* [Material]:
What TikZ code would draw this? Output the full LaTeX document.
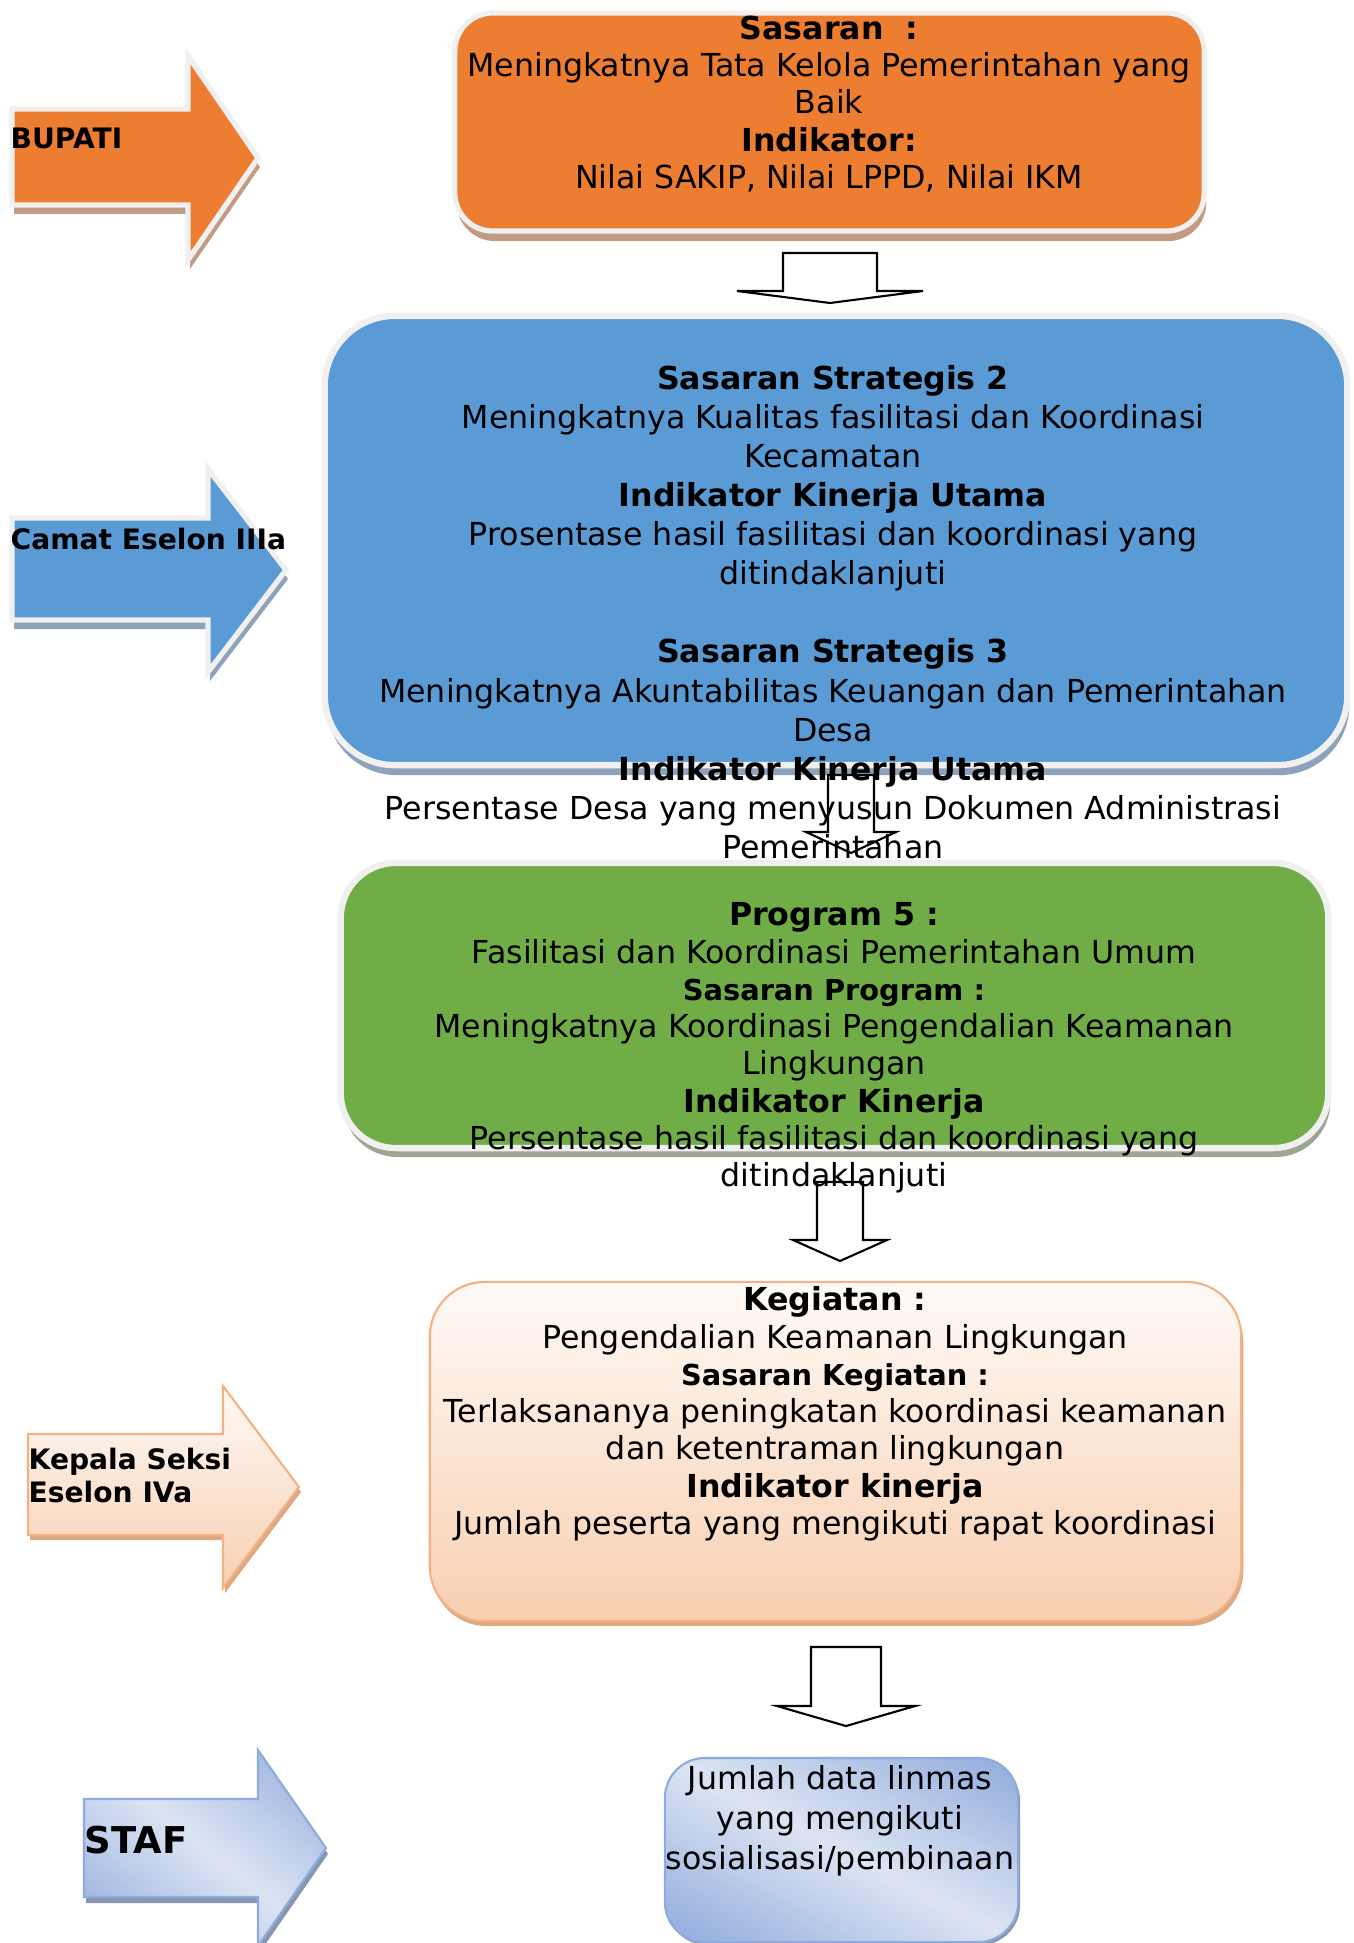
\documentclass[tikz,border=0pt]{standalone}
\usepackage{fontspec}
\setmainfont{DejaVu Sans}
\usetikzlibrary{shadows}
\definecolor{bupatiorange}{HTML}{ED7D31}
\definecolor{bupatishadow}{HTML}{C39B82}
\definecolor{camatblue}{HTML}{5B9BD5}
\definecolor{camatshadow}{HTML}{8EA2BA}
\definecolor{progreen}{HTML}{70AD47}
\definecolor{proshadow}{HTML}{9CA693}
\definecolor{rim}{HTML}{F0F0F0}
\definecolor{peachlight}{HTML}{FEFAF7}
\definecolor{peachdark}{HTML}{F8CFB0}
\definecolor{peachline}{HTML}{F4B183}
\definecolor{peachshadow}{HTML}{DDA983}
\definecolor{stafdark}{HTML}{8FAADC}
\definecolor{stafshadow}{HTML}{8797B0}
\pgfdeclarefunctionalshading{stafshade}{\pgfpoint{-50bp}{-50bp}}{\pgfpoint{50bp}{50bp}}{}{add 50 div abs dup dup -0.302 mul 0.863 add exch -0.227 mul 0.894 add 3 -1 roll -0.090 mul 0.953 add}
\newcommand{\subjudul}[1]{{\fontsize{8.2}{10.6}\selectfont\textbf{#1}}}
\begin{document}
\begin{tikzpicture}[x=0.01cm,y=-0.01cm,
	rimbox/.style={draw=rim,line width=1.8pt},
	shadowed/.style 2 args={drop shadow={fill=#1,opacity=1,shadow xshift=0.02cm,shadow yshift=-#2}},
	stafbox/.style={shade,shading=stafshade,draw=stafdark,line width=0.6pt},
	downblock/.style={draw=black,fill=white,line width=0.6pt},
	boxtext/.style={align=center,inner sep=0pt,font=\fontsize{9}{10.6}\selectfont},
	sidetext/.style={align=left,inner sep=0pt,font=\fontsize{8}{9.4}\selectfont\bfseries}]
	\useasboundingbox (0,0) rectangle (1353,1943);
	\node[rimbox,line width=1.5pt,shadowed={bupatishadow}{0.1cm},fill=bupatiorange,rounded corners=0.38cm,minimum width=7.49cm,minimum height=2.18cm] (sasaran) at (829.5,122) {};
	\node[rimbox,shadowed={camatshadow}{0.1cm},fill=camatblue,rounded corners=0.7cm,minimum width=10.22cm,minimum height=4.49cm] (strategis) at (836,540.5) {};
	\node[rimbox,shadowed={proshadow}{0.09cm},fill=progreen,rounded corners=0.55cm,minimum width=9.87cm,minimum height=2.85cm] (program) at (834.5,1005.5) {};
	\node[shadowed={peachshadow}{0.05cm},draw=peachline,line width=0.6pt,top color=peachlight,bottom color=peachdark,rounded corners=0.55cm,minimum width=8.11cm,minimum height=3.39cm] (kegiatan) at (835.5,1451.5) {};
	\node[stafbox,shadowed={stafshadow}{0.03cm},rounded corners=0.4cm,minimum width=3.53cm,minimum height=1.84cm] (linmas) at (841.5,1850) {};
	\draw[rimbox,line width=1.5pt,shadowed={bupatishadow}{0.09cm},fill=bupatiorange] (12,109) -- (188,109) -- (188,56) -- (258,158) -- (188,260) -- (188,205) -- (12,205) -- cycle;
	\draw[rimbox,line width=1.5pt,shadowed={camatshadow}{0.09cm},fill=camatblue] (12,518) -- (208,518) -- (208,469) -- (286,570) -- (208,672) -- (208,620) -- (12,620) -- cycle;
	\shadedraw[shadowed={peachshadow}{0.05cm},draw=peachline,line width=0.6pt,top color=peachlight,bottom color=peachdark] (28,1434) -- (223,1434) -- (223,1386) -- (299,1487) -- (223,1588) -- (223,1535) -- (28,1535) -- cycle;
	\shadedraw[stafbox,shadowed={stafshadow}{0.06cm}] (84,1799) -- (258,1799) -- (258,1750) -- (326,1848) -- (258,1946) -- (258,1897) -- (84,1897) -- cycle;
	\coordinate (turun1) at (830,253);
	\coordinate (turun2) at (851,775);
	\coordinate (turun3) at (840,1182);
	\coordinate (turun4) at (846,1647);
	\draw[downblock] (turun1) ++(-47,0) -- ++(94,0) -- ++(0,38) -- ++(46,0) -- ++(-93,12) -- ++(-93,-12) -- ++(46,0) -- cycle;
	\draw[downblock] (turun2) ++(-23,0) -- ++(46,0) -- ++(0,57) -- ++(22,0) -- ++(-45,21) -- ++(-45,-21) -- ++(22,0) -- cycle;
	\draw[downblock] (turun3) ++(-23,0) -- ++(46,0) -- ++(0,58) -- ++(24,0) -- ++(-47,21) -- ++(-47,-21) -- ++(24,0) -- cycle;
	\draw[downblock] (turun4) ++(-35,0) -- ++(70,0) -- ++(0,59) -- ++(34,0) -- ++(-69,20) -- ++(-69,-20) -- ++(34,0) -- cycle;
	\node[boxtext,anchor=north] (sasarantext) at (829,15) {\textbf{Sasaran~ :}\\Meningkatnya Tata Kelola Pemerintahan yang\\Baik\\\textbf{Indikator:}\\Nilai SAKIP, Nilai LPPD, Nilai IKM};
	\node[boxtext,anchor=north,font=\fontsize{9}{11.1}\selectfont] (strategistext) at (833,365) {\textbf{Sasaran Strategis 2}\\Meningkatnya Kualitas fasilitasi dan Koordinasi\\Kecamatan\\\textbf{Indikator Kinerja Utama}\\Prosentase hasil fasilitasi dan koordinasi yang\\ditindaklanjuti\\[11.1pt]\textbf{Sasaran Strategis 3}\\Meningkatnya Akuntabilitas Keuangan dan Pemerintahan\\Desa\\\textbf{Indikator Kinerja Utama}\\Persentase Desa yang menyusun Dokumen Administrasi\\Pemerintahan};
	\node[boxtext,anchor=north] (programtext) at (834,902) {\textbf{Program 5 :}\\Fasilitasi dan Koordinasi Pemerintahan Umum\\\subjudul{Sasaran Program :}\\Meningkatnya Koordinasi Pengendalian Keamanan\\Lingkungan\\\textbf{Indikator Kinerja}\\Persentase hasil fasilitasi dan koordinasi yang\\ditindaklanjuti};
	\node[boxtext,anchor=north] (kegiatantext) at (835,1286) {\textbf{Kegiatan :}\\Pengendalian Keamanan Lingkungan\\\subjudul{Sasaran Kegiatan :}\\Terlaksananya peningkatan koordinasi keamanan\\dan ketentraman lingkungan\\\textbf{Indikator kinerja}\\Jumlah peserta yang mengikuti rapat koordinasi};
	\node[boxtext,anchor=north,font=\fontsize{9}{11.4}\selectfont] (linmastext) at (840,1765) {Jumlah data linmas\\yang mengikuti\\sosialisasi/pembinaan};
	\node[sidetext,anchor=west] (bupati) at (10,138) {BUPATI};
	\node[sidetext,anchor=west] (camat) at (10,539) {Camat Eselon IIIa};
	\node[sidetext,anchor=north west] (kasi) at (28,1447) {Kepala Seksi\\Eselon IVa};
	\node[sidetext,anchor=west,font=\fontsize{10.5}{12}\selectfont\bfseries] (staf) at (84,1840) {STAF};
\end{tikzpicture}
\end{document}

* [Problem details]: All of the material above is to be copied exactly, except for its images.

* [Result of the task]:
What TikZ code would draw this? Output the full LaTeX document.
\documentclass[tikz,border=0pt]{standalone}
\usepackage{fontspec}
\setmainfont{DejaVu Sans}
\usetikzlibrary{shadows}
\definecolor{bupatiorange}{HTML}{ED7D31}
\definecolor{bupatishadow}{HTML}{C39B82}
\definecolor{camatblue}{HTML}{5B9BD5}
\definecolor{camatshadow}{HTML}{8EA2BA}
\definecolor{progreen}{HTML}{70AD47}
\definecolor{proshadow}{HTML}{9CA693}
\definecolor{rim}{HTML}{F0F0F0}
\definecolor{peachlight}{HTML}{FEFAF7}
\definecolor{peachdark}{HTML}{F8CFB0}
\definecolor{peachline}{HTML}{F4B183}
\definecolor{peachshadow}{HTML}{DDA983}
\definecolor{stafdark}{HTML}{8FAADC}
\definecolor{stafshadow}{HTML}{8797B0}
\pgfdeclarefunctionalshading{stafshade}{\pgfpoint{-50bp}{-50bp}}{\pgfpoint{50bp}{50bp}}{}{add 50 div abs dup dup -0.302 mul 0.863 add exch -0.227 mul 0.894 add 3 -1 roll -0.090 mul 0.953 add}
\newcommand{\subjudul}[1]{{\fontsize{8.2}{10.6}\selectfont\textbf{#1}}}
\begin{document}
\begin{tikzpicture}[x=0.01cm,y=-0.01cm,
	rimbox/.style={draw=rim,line width=1.8pt},
	shadowed/.style 2 args={drop shadow={fill=#1,opacity=1,shadow xshift=0.02cm,shadow yshift=-#2}},
	stafbox/.style={shade,shading=stafshade,draw=stafdark,line width=0.6pt},
	downblock/.style={draw=black,fill=white,line width=0.6pt},
	boxtext/.style={align=center,inner sep=0pt,font=\fontsize{9}{10.6}\selectfont},
	sidetext/.style={align=left,inner sep=0pt,font=\fontsize{8}{9.4}\selectfont\bfseries}]
	\useasboundingbox (0,0) rectangle (1353,1943);
	\node[rimbox,line width=1.5pt,shadowed={bupatishadow}{0.1cm},fill=bupatiorange,rounded corners=0.38cm,minimum width=7.49cm,minimum height=2.18cm] (sasaran) at (829.5,122) {};
	\node[rimbox,shadowed={camatshadow}{0.1cm},fill=camatblue,rounded corners=0.7cm,minimum width=10.22cm,minimum height=4.49cm] (strategis) at (836,540.5) {};
	\node[rimbox,shadowed={proshadow}{0.09cm},fill=progreen,rounded corners=0.55cm,minimum width=9.87cm,minimum height=2.85cm] (program) at (834.5,1005.5) {};
	\node[shadowed={peachshadow}{0.05cm},draw=peachline,line width=0.6pt,top color=peachlight,bottom color=peachdark,rounded corners=0.55cm,minimum width=8.11cm,minimum height=3.39cm] (kegiatan) at (835.5,1451.5) {};
	\node[stafbox,shadowed={stafshadow}{0.03cm},rounded corners=0.4cm,minimum width=3.53cm,minimum height=1.84cm] (linmas) at (841.5,1850) {};
	\draw[rimbox,line width=1.5pt,shadowed={bupatishadow}{0.09cm},fill=bupatiorange] (12,109) -- (188,109) -- (188,56) -- (258,158) -- (188,260) -- (188,205) -- (12,205) -- cycle;
	\draw[rimbox,line width=1.5pt,shadowed={camatshadow}{0.09cm},fill=camatblue] (12,518) -- (208,518) -- (208,469) -- (286,570) -- (208,672) -- (208,620) -- (12,620) -- cycle;
	\shadedraw[shadowed={peachshadow}{0.05cm},draw=peachline,line width=0.6pt,top color=peachlight,bottom color=peachdark] (28,1434) -- (223,1434) -- (223,1386) -- (299,1487) -- (223,1588) -- (223,1535) -- (28,1535) -- cycle;
	\shadedraw[stafbox,shadowed={stafshadow}{0.06cm}] (84,1799) -- (258,1799) -- (258,1750) -- (326,1848) -- (258,1946) -- (258,1897) -- (84,1897) -- cycle;
	\coordinate (turun1) at (830,253);
	\coordinate (turun2) at (851,775);
	\coordinate (turun3) at (840,1182);
	\coordinate (turun4) at (846,1647);
	\draw[downblock] (turun1) ++(-47,0) -- ++(94,0) -- ++(0,38) -- ++(46,0) -- ++(-93,12) -- ++(-93,-12) -- ++(46,0) -- cycle;
	\draw[downblock] (turun2) ++(-23,0) -- ++(46,0) -- ++(0,57) -- ++(22,0) -- ++(-45,21) -- ++(-45,-21) -- ++(22,0) -- cycle;
	\draw[downblock] (turun3) ++(-23,0) -- ++(46,0) -- ++(0,58) -- ++(24,0) -- ++(-47,21) -- ++(-47,-21) -- ++(24,0) -- cycle;
	\draw[downblock] (turun4) ++(-35,0) -- ++(70,0) -- ++(0,59) -- ++(34,0) -- ++(-69,20) -- ++(-69,-20) -- ++(34,0) -- cycle;
	\node[boxtext,anchor=north] (sasarantext) at (829,15) {\textbf{Sasaran~ :}\\Meningkatnya Tata Kelola Pemerintahan yang\\Baik\\\textbf{Indikator:}\\Nilai SAKIP, Nilai LPPD, Nilai IKM};
	\node[boxtext,anchor=north,font=\fontsize{9}{11.1}\selectfont] (strategistext) at (833,365) {\textbf{Sasaran Strategis 2}\\Meningkatnya Kualitas fasilitasi dan Koordinasi\\Kecamatan\\\textbf{Indikator Kinerja Utama}\\Prosentase hasil fasilitasi dan koordinasi yang\\ditindaklanjuti\\[11.1pt]\textbf{Sasaran Strategis 3}\\Meningkatnya Akuntabilitas Keuangan dan Pemerintahan\\Desa\\\textbf{Indikator Kinerja Utama}\\Persentase Desa yang menyusun Dokumen Administrasi\\Pemerintahan};
	\node[boxtext,anchor=north] (programtext) at (834,902) {\textbf{Program 5 :}\\Fasilitasi dan Koordinasi Pemerintahan Umum\\\subjudul{Sasaran Program :}\\Meningkatnya Koordinasi Pengendalian Keamanan\\Lingkungan\\\textbf{Indikator Kinerja}\\Persentase hasil fasilitasi dan koordinasi yang\\ditindaklanjuti};
	\node[boxtext,anchor=north] (kegiatantext) at (835,1286) {\textbf{Kegiatan :}\\Pengendalian Keamanan Lingkungan\\\subjudul{Sasaran Kegiatan :}\\Terlaksananya peningkatan koordinasi keamanan\\dan ketentraman lingkungan\\\textbf{Indikator kinerja}\\Jumlah peserta yang mengikuti rapat koordinasi};
	\node[boxtext,anchor=north,font=\fontsize{9}{11.4}\selectfont] (linmastext) at (840,1765) {Jumlah data linmas\\yang mengikuti\\sosialisasi/pembinaan};
	\node[sidetext,anchor=west] (bupati) at (10,138) {BUPATI};
	\node[sidetext,anchor=west] (camat) at (10,539) {Camat Eselon IIIa};
	\node[sidetext,anchor=north west] (kasi) at (28,1447) {Kepala Seksi\\Eselon IVa};
	\node[sidetext,anchor=west,font=\fontsize{10.5}{12}\selectfont\bfseries] (staf) at (84,1840) {STAF};
\end{tikzpicture}
\end{document}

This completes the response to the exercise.